Video Transcript
Katie: We know that we're wired with emotional systems from birth, you just have to look at Ed Tronick's still face experiment which people can find on YouTube, to see a beautiful example of a less than one year old baby, showing emotional responsiveness with a parent. And how that baby deals with distance regulation, when suddenly the distance, the emotional distance gets bigger, and all of the strategies and skills that baby already has to try and reengage a mother who's moved too far away emotionally.
So I think we can start talking about this with people who are pre-verbal, right? Because that's how we actually learn language, we should learn emotional language alongside all of our other functional and instrumental language. And we do. We do it all the time, a client sent me a gorgeous photo the other day, that was a beautiful example of empathy, which was an enormous shot of a big widescreen TV, and in front of the TV was a tiny little girl, she couldn't have been more than two holding up a tissue. And what a beautiful example of empathy. That's right. This is in our children, you know, some research suggests that it's actually negative social interactions that knock this out of them. And so I think maybe our key is accessing this early, and really validating these beautiful emotional systems early so that our kids hold on to them.

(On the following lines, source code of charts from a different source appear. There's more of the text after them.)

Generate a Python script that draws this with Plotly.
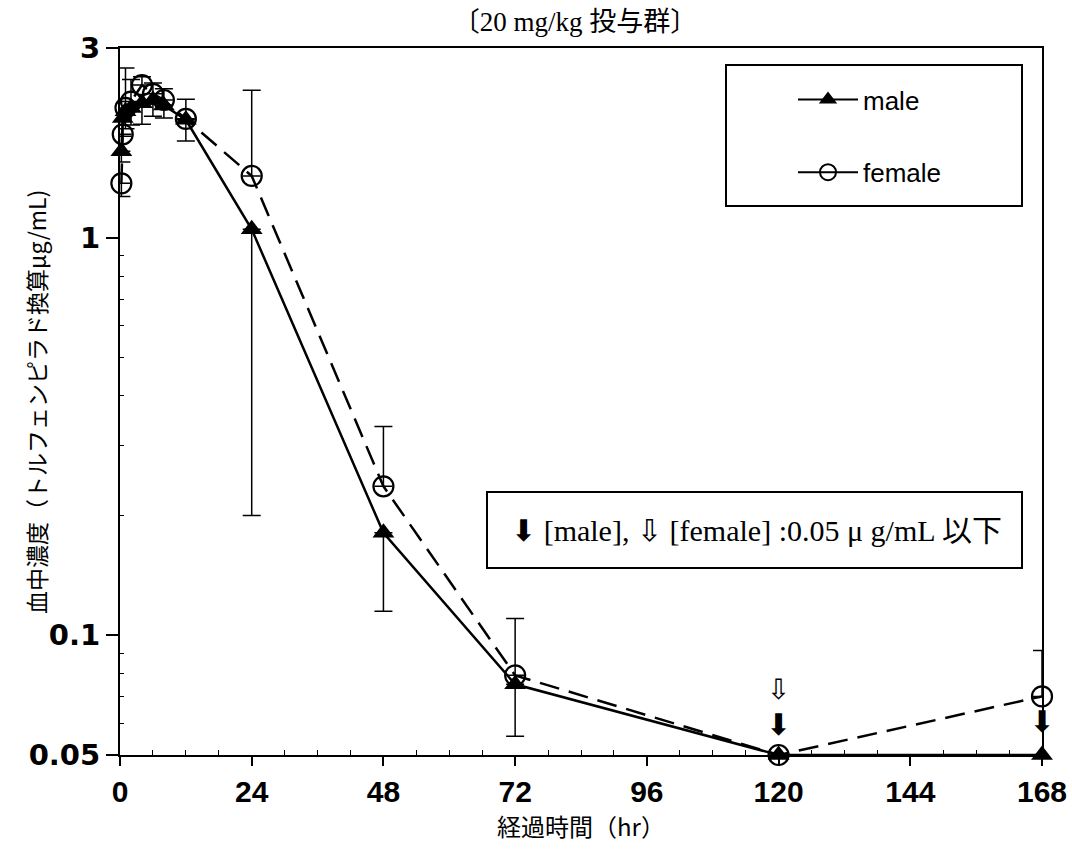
import plotly.graph_objects as go

# ---- data ----
time_hr = [0.25, 0.5, 1, 2, 4, 6, 8, 12, 24, 48, 72, 120, 168]
male_mean = [1.65, 2.00, 2.08, 2.12, 2.18, 2.22, 2.15, 1.98, 1.05, 0.181, 0.0753, 0.05, 0.05]
male_sd_minus = [0.10, 0.20, 0.20, 0.20, 0.25, 0.20, 0.15, 0.23, 0.85, 0.066, 0.0196, 0.0, 0.0]
male_sd_plus = [0.0, 0.0, 0.0, 0.0, 0.0, 0.0, 0.0, 0.0, 0.0, 0.0, 0.0, 0.0, 0.0]
female_mean = [1.37, 1.82, 2.12, 2.20, 2.42, 2.30, 2.22, 1.99, 1.43, 0.237, 0.0793, 0.05, 0.0702]
female_sd_plus = [0.0, 0.20, 0.55, 0.30, 0.12, 0.15, 0.15, 0.24, 0.92, 0.098, 0.031, 0.0, 0.0214]
female_sd_minus = [0.10, 0.0, 0.0, 0.0, 0.0, 0.0, 0.0, 0.0, 0.0, 0.0, 0.0, 0.0, 0.0]

# below-limit markers (0.05 ug/mL or less)
bql_male_x = [120, 168]
bql_male_y = [0.0585, 0.0595]
bql_female_x = [120]
bql_female_y = [0.0722]

x_ticks = [0, 24, 48, 72, 96, 120, 144, 168]
x_minor = [6, 12, 18, 30, 36, 42, 54, 60, 66, 78, 84, 90, 102, 108, 114, 126, 132, 138, 150, 156, 162]
y_ticks = [0.05, 0.1, 1, 3]
y_tick_text = ["0.05", "0.1", "1", "3"]
y_minor = [0.06, 0.07, 0.08, 0.09, 0.2, 0.3, 0.4, 0.5, 0.6, 0.7, 0.8, 0.9, 2]

title_text = "〔20 mg/kg 投与群〕"
x_title = "経過時間（hr）"
y_title = "血中濃度（トルフェンピラド換算μg/mL)"
note_text = "⬇ [male], ⇩ [female] :0.05 μ g/mL 以下"

# ---- layout geometry (pixels) ----
W, H = 1072, 849
L, R, T, B = 120, 30, 48, 94
pw, ph = W - L - R, H - T - B

def px(xp):
    return (xp - L) / pw

def py(yp):
    return 1 - (yp - T) / ph

fig = go.Figure()

fig.add_trace(go.Scatter(
    x=time_hr, y=male_mean, mode="lines+markers", name="male", showlegend=False,
    line=dict(color="black", width=2.5),
    marker=dict(symbol="triangle-up", size=19, color="black"),
    error_y=dict(type="data", symmetric=False, array=male_sd_plus, arrayminus=male_sd_minus,
                 visible=True, color="black", thickness=1.5, width=9),
    cliponaxis=False,
))
fig.add_trace(go.Scatter(
    x=time_hr, y=female_mean, mode="lines+markers", name="female", showlegend=False,
    line=dict(color="black", width=2.5, dash="20px,10px"),
    marker=dict(symbol="circle-open", size=20, color="black", line=dict(width=2.2)),
    error_y=dict(type="data", symmetric=False, array=female_sd_plus, arrayminus=female_sd_minus,
                 visible=True, color="black", thickness=1.5, width=9),
    cliponaxis=False,
))

# below-limit arrows
fig.add_trace(go.Scatter(
    x=bql_male_x, y=bql_male_y, mode="text", text=["⬇"] * len(bql_male_x),
    textfont=dict(family="DejaVu Sans", size=30, color="black"), showlegend=False,
    cliponaxis=False, hoverinfo="skip",
))
fig.add_trace(go.Scatter(
    x=bql_female_x, y=bql_female_y, mode="text", text=["⇩"] * len(bql_female_x),
    textfont=dict(family="DejaVu Sans", size=28, color="black"), showlegend=False,
    cliponaxis=False, hoverinfo="skip",
))

# legend entries (solid lines as in the reference legend)
fig.add_trace(go.Scatter(
    x=[None], y=[None], mode="lines+markers", name="male", legendgroup="m",
    line=dict(color="black", width=2), marker=dict(symbol="triangle-up", size=19, color="black"),
))
fig.add_trace(go.Scatter(
    x=[None], y=[None], mode="lines+markers", name="female", legendgroup="f",
    line=dict(color="black", width=2),
    marker=dict(symbol="circle-open", size=20, color="black", line=dict(width=2)),
))

fig.update_layout(
    width=W, height=H,
    margin=dict(l=L, r=R, t=T, b=B),
    paper_bgcolor="white", plot_bgcolor="white",
    title=dict(text=title_text, x=0.5365, xanchor="center", y=1 - 22 / H, yanchor="middle",
               xref="container", yref="container",
               font=dict(family="Liberation Serif, Noto Sans CJK JP", size=27, color="black")),
    legend=dict(x=px(870), y=py(136), xanchor="center", yanchor="middle",
                bgcolor="rgba(0,0,0,0)", borderwidth=0, tracegroupgap=36, itemwidth=60,
                font=dict(family="Liberation Sans, Arial", size=26, color="black")),
    showlegend=True,
)

fig.update_xaxes(
    range=[0, 168], tickvals=x_ticks, ticks="outside", ticklen=9, tickwidth=1.5, tickcolor="black",
    showline=True, linecolor="black", linewidth=2, mirror=True, showgrid=False, zeroline=False,
    automargin=False, ticklabeloverflow="allow",
    tickfont=dict(family="Liberation Sans, Arial", size=30, color="black", weight="bold"),
    minor=dict(tickvals=x_minor, ticks="inside", ticklen=5, tickwidth=1, tickcolor="black", showgrid=False),
    title=dict(text=x_title, standoff=10,
               font=dict(family="Noto Sans CJK JP", size=24, color="black")),
)
fig.update_yaxes(
    type="log", range=[-1.30103, 0.4771], tickvals=y_ticks, ticktext=y_tick_text,
    ticks="outside", ticklen=12, tickwidth=1.5, tickcolor="black",
    showline=True, linecolor="black", linewidth=2, mirror=True, showgrid=False, zeroline=False,
    automargin=False,
    tickfont=dict(family="DejaVu Sans", size=29, color="black", weight="bold"),
    minor=dict(tickvals=y_minor, ticks="inside", ticklen=4, tickwidth=1, tickcolor="black", showgrid=False),
)

# legend frame
fig.add_shape(type="rect", xref="paper", yref="paper",
              x0=px(726), x1=px(1022), y0=py(206), y1=py(65),
              line=dict(color="black", width=2), fillcolor="rgba(0,0,0,0)")
# note frame
fig.add_shape(type="rect", xref="paper", yref="paper",
              x0=px(487), x1=px(1022), y0=py(568), y1=py(492),
              line=dict(color="black", width=2), fillcolor="white", layer="below")

fig.add_annotation(text=note_text, xref="paper", yref="paper", x=px(756), y=py(530),
                   xanchor="center", yanchor="middle", showarrow=False,
                   font=dict(family="Liberation Serif, DejaVu Sans, Noto Sans CJK JP", size=30, color="black"))

fig.add_annotation(text=y_title, xref="paper", yref="paper", x=px(36), y=py(402),
                   xanchor="center", yanchor="middle", textangle=-90, showarrow=False,
                   font=dict(family="Noto Sans CJK JP", size=23, color="black"))

fig.write_html("out.html")
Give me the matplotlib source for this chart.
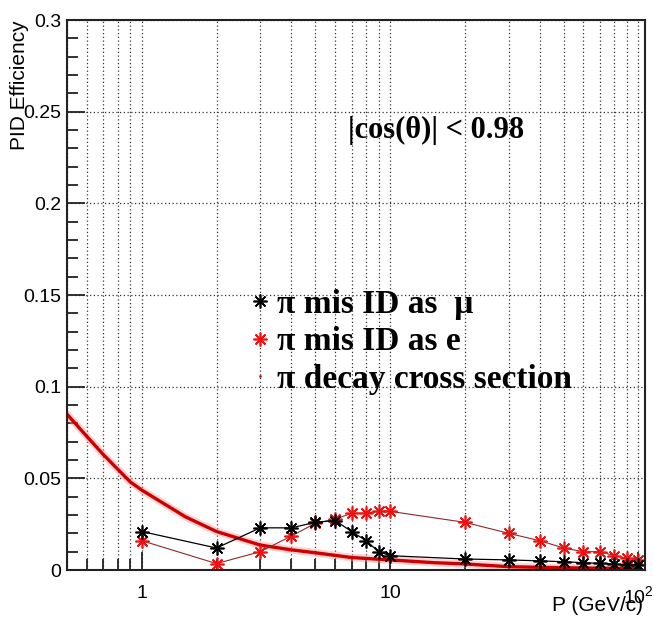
import numpy as np
import matplotlib.pyplot as plt
from matplotlib.lines import Line2D
from matplotlib.ticker import FixedLocator, FixedFormatter, MultipleLocator, NullFormatter

# momentum points (GeV/c)
p = [1, 2, 3, 4, 5, 6, 7, 8, 9, 10, 20, 30, 40, 50, 60, 70, 80, 90, 100]
eff_mu = [0.021, 0.012, 0.023, 0.023, 0.026, 0.027, 0.021, 0.016, 0.010, 0.0078,
          0.006, 0.0055, 0.005, 0.0045, 0.004, 0.0036, 0.0032, 0.0028, 0.0027]
eff_e = [0.016, 0.0035, 0.010, 0.0185, 0.0255, 0.0277, 0.031, 0.031, 0.032, 0.032,
         0.026, 0.020, 0.016, 0.012, 0.010, 0.010, 0.0078, 0.0065, 0.0055]

# pion decay curve
p_decay = [0.5, 0.6, 0.7, 0.8, 0.9, 1, 1.5, 2, 3, 4, 5, 7, 10, 15, 20, 30, 50, 70, 100]
decay = [0.085, 0.073, 0.063, 0.055, 0.048, 0.0436, 0.029, 0.021, 0.0136, 0.011, 0.0094,
         0.0068, 0.0055, 0.004, 0.0033, 0.0018, 0.0012, 0.001, 0.0008]

x_major = [1, 10, 100]
x_major_labels = ["1", "10", "$10^{2}$"]
legend_labels = ["π mis ID as  μ", "π mis ID as e", "π decay cross section"]

plt.rcParams['font.family'] = ['Liberation Sans', 'DejaVu Sans']
plt.rcParams['mathtext.fontset'] = 'custom'
plt.rcParams['mathtext.rm'] = 'Liberation Sans'
plt.rcParams['mathtext.it'] = 'Liberation Sans:italic'

fig = plt.figure(figsize=(6.54, 6.27), dpi=100)
ax = fig.add_axes([0.1024, 0.0909, 0.8835, 0.8772])

star = (8, 2, 0)

# decay curve with a soft halo
ax.plot(p_decay, decay, color='#ff9999', lw=5.5, alpha=0.45, solid_capstyle='round')
ax.plot(p_decay, decay, color='#cc0000', lw=2.4)

ax.plot(p, eff_e, color='#8b2a2a', lw=0.8, marker=star, ms=10, mew=1.2,
        mec='#ee1111')
ax.plot(p, eff_mu, color='black', lw=0.9, marker=star, ms=10, mew=1.2, mec='black')

ax.set_xscale('log')
ax.set_xlim(0.5, 106)
ax.set_ylim(0, 0.3)

ax.xaxis.set_major_locator(FixedLocator(x_major))
ax.xaxis.set_major_formatter(FixedFormatter(x_major_labels))
minors = [m * d for d in [0.1, 1, 10] for m in range(2, 10) if 0.5 <= m * d <= 106]
ax.xaxis.set_minor_locator(FixedLocator(minors))
ax.xaxis.set_minor_formatter(NullFormatter())
ax.yaxis.set_major_locator(MultipleLocator(0.05))
ax.yaxis.set_minor_locator(MultipleLocator(0.01))
ax.yaxis.set_major_formatter(plt.FuncFormatter(lambda v, pos: ('%.2f' % v).rstrip('0').rstrip('.') if v else '0'))

ax.tick_params(which='both', direction='in', top=False, right=False, width=1.3, color='#222222')
ax.tick_params(which='major', length=13, labelsize=14)
ax.tick_params(which='minor', length=8)
ax.tick_params(axis='x', pad=11)
ax.tick_params(axis='y', pad=4)

ax.grid(True, which='both', axis='x', color='#333333', ls=(0, (1, 2)), lw=0.9)
ax.grid(True, which='major', axis='y', color='#333333', ls=(0, (1, 2)), lw=0.9)
for s in ax.spines.values():
    s.set_linewidth(1.5)
    s.set_color('#222222')

handles = [Line2D([], [], ls='none', marker=star, ms=10, mew=1.2, color='black'),
           Line2D([], [], ls='none', marker=star, ms=10, mew=1.2, color='#ee1111'),
           Line2D([], [], ls='none', marker='.', ms=2, color='#ee1111')]
leg = ax.legend(handles, legend_labels, loc='upper left', bbox_to_anchor=(0.2906, 0.541),
                frameon=False, prop={'family': 'Liberation Serif', 'weight': 'bold', 'size': 24},
                handlelength=0.5, handletextpad=0.25, labelspacing=0.19, borderpad=0)

ax.text(0.638, 0.799, "|cos(θ)| < 0.98", transform=ax.transAxes,
        ha='center', va='center', fontsize=22, family='Liberation Serif', weight='bold')

fig.text(0.03, 0.968, "PID Efficiency", rotation=90, ha='center', va='top', fontsize=15)
fig.text(0.983, 0.035, "P (GeV/c)", ha='right', va='center', fontsize=15)

fig.savefig('out.png', dpi=100)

Phil: Kids that are better able to understand and manage their emotions early on, are better able to look at complex social situations where they've got decisions, maybe where there's pressure to conform or pressure to do something they don't want to do, they don't have those emotional muscles to be able to pick through that social complexity at the time because they don't want to be ostracised or they don't be left out or they're for any number of reasons which leads them down quite destructive path at times. And we all know what that's like.